My Lords, the Minister has recognised that the public debt that this Government inherited in 2010 will be greater when they leave office in 2015. No less a figure than the editor of the Spectator has said that the amount of debt that this coalition Government will borrow will be greater than the total amount of debt of the Labour Government in their 13 years from 1997. Is it not the case that there is not a deficit reduction strategy but a growth reduction strategy, which has been the most successful in history? This Government need to acknowledge that and do something about it.
My Lords, I disagree with virtually all of that. As I pointed out earlier, during the five years of this Government we will have borrowed very significantly more to shore up the economy. That is why debt is higher. I am not sure whether the noble Lord is suggesting that we should have borrowed even more.
Is not the noble Lord, Lord Peston, leading us all into a bit of a false dichotomy? Of course we want economic growth, and we are getting a little now. The growth is coming back, as the noble Lord will have seen from the newspapers. Although we would obviously like more of it, growth depends on getting the debt curbed and on getting public expenditure under control. These things are not opposites or choices but all have to go together. Surely the noble Lord, who is a very good teacher and an expert, should be teaching us that. That is what he should be telling your Lordships.
My Lords, the noble Lord, Lord Peston, is an extremely eminent economist and he knows, as a good Keynesian, that the key at this point of the cycle is the change in animal spirits—the sense to which people have confidence to invest. Animal spirits have been very significantly subdued over recent years. There is a suggestion in every single figure that we now see that they are returning to the positive. That, more than any single thing that the Government now do, will be what drives growth forward.
My Lords, the Minister has taken great comfort from the reduction in the amount of interest paid. Does he have any sympathy at all for those on fixed incomes and small and medium savers, for whom the policy of low interest rates has been quite ruinous?

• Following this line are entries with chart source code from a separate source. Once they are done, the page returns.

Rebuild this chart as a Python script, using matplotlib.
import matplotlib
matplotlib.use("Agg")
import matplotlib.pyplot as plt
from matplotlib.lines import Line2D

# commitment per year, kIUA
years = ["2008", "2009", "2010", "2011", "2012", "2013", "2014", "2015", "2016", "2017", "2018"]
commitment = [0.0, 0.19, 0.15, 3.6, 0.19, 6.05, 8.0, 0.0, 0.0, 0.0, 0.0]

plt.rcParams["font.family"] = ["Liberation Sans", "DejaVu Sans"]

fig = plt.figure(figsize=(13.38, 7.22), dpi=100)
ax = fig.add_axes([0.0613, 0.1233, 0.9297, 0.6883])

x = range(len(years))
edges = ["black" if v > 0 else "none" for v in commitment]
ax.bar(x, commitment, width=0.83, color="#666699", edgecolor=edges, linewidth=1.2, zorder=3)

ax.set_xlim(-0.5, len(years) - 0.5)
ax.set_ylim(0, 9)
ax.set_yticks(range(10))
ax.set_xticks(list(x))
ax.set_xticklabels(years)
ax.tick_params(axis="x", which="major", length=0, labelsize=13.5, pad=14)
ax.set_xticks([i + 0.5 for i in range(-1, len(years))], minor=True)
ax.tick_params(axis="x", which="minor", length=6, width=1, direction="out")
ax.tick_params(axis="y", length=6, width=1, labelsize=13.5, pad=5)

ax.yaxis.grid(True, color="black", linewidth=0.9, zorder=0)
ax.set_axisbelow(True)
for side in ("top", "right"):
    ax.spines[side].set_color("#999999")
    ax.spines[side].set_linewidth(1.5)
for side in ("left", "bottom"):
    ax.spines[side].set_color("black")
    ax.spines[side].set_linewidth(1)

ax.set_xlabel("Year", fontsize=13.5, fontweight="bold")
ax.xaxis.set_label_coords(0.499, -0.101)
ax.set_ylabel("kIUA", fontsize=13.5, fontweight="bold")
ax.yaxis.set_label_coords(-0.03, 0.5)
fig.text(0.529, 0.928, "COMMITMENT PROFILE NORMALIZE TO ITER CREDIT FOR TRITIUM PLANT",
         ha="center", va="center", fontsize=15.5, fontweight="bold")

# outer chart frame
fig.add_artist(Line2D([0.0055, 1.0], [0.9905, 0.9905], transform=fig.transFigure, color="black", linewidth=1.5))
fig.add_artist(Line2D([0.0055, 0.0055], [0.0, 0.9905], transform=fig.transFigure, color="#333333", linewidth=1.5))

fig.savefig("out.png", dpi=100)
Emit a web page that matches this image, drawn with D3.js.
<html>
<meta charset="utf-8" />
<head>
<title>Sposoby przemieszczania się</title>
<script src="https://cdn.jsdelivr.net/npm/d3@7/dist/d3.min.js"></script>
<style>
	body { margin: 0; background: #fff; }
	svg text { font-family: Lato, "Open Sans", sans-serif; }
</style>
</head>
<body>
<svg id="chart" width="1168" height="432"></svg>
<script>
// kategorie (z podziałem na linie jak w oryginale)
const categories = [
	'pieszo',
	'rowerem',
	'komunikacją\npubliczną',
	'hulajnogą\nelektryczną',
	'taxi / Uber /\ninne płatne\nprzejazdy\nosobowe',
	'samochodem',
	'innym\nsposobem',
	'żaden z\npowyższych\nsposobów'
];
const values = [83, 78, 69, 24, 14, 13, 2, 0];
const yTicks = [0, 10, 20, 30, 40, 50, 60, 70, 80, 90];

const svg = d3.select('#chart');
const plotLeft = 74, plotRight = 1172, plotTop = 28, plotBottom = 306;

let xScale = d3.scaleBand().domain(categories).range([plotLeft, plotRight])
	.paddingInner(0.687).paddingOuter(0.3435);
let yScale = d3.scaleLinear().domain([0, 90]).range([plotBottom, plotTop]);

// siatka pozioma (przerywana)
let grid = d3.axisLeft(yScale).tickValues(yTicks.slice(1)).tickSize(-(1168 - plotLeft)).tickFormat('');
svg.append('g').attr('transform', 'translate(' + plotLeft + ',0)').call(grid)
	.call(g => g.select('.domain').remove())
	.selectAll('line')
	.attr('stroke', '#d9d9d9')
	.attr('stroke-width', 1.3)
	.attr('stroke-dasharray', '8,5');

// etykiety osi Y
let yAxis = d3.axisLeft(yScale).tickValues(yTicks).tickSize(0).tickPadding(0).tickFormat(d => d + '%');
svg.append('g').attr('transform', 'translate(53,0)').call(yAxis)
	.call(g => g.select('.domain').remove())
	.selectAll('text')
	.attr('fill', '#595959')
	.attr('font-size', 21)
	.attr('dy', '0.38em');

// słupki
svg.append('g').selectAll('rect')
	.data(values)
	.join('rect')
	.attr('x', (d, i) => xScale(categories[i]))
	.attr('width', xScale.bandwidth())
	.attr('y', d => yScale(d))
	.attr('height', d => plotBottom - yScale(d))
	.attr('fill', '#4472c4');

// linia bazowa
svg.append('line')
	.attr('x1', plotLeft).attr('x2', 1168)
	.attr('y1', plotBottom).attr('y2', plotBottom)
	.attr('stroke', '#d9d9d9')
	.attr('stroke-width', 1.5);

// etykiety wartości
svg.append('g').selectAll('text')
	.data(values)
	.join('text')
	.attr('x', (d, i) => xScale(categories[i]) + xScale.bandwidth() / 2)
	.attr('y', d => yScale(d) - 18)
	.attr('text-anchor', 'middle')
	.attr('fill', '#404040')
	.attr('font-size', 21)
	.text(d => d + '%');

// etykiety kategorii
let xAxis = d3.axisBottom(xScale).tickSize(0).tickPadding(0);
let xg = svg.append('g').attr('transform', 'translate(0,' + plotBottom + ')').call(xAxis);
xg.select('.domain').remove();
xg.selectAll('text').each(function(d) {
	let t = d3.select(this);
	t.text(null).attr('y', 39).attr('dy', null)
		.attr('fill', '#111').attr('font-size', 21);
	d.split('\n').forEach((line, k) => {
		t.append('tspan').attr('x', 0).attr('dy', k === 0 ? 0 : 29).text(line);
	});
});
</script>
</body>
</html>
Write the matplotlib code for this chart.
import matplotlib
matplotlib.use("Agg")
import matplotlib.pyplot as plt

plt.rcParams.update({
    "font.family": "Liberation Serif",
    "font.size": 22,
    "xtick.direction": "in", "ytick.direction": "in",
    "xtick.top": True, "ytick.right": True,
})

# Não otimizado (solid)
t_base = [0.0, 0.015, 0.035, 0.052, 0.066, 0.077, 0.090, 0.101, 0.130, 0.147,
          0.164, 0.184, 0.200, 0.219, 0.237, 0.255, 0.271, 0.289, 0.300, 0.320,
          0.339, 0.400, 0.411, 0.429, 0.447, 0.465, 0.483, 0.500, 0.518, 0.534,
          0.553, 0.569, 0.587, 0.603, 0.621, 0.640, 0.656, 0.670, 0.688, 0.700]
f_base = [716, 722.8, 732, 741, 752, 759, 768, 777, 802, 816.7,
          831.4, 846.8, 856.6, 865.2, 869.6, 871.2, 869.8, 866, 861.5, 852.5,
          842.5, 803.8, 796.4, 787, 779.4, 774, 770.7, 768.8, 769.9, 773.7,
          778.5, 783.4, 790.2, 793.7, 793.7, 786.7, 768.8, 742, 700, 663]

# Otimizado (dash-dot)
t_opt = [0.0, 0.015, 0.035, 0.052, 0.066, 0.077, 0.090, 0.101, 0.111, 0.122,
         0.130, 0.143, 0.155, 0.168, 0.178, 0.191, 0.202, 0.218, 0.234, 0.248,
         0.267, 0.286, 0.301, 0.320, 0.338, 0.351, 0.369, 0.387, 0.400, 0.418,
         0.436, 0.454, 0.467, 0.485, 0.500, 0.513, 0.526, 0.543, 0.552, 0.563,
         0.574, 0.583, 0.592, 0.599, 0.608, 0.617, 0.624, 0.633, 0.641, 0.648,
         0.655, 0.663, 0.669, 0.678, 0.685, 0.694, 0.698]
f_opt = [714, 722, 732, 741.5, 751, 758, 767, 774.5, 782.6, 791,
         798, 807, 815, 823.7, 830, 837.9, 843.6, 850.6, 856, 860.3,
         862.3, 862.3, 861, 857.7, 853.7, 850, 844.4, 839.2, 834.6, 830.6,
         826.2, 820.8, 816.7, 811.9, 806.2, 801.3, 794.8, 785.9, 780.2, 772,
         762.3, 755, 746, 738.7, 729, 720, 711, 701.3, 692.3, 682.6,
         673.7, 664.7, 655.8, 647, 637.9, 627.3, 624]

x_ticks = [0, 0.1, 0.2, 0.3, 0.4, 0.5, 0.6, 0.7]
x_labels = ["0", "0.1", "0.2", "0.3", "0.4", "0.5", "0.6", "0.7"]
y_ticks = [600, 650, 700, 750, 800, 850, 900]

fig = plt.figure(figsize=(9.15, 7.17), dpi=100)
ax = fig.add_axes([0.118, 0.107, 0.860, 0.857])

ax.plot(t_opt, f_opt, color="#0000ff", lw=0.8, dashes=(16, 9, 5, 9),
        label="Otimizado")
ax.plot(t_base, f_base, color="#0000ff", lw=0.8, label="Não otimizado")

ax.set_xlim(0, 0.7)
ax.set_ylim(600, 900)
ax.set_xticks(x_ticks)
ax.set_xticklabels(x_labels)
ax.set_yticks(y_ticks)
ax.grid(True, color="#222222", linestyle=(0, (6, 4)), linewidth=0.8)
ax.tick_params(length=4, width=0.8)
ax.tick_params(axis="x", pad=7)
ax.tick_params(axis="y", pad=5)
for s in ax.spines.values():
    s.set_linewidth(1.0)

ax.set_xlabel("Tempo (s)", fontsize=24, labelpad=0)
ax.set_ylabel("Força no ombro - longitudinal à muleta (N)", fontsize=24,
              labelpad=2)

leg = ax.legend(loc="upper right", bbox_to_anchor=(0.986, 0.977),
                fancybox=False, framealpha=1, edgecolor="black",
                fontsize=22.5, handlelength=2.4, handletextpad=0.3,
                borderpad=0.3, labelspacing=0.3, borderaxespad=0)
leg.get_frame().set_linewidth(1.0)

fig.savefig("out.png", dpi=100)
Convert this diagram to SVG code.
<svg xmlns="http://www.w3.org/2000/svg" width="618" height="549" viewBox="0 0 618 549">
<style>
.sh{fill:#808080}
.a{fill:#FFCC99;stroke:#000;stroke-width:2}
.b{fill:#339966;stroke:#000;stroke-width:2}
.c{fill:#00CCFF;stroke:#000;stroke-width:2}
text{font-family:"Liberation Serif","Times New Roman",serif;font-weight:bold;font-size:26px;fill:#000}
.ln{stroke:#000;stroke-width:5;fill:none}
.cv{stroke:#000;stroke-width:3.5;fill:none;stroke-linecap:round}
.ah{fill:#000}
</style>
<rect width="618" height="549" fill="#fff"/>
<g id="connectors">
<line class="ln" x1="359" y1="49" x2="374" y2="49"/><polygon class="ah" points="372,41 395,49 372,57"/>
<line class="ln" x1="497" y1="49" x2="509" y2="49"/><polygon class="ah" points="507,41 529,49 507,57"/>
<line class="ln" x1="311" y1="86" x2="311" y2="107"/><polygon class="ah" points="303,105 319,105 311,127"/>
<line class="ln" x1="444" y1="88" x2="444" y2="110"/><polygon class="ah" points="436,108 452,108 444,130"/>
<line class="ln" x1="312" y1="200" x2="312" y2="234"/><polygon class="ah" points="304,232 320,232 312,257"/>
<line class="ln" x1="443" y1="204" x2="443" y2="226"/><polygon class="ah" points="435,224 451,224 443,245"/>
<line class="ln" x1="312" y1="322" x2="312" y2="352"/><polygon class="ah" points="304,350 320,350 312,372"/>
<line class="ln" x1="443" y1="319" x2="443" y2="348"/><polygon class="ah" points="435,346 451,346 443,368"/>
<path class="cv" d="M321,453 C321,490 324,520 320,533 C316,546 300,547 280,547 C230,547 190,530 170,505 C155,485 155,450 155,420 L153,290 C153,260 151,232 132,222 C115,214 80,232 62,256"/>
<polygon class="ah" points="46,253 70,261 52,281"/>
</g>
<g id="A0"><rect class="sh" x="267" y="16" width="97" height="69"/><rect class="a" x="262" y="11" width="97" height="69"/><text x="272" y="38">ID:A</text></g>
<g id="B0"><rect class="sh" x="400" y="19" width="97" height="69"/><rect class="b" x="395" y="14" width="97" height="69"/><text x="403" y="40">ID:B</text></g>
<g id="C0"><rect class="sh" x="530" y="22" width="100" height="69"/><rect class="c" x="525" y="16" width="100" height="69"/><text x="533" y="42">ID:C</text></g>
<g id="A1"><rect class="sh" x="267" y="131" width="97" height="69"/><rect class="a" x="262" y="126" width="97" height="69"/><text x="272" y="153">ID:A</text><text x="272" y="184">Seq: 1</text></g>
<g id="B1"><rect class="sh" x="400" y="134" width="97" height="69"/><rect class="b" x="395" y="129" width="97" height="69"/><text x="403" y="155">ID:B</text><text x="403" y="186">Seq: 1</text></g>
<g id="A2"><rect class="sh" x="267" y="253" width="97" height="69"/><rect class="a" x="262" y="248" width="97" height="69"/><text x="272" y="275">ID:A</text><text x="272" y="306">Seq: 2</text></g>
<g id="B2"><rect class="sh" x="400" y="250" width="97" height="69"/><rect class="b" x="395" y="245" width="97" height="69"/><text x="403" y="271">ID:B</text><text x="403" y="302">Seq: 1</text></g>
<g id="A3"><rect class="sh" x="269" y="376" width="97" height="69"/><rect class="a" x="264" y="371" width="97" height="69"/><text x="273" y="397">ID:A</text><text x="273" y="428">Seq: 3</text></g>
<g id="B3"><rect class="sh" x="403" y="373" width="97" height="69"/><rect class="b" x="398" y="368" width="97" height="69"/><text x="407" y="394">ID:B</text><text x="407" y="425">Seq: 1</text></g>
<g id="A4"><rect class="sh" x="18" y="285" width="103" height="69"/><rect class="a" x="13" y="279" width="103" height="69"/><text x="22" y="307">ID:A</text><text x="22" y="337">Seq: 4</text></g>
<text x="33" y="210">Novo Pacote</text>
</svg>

I do, my Lords, but with interest rates you cannot have it both ways. You cannot have low interest rates for people who want to borrow and high interest rates for those who want to save. On balance, the Government’s view is that having had interest rates low has kept families being able to spend, compared with having higher interest rates. For example, a 1% increase in mortgage rates would have added £12 billion per year to interest payments. It would have sucked that out of the economy. If you have that kind of reduction in expenditure and the kind of diminution of growth which it entails it harms everybody, even those who are savers.
My Lords, we all welcome the improved rate of growth, but is it not true that this Government have not yet achieved the rate of growth that they inherited?
We certainly have not seen the rate of growth that we or, indeed, anybody envisaged in 2010, but as the Office for Budget Responsibility has made absolutely clear in a succession of reports, the single greatest check on growth has been the ongoing eurozone crisis because that is where we sell most of our goods.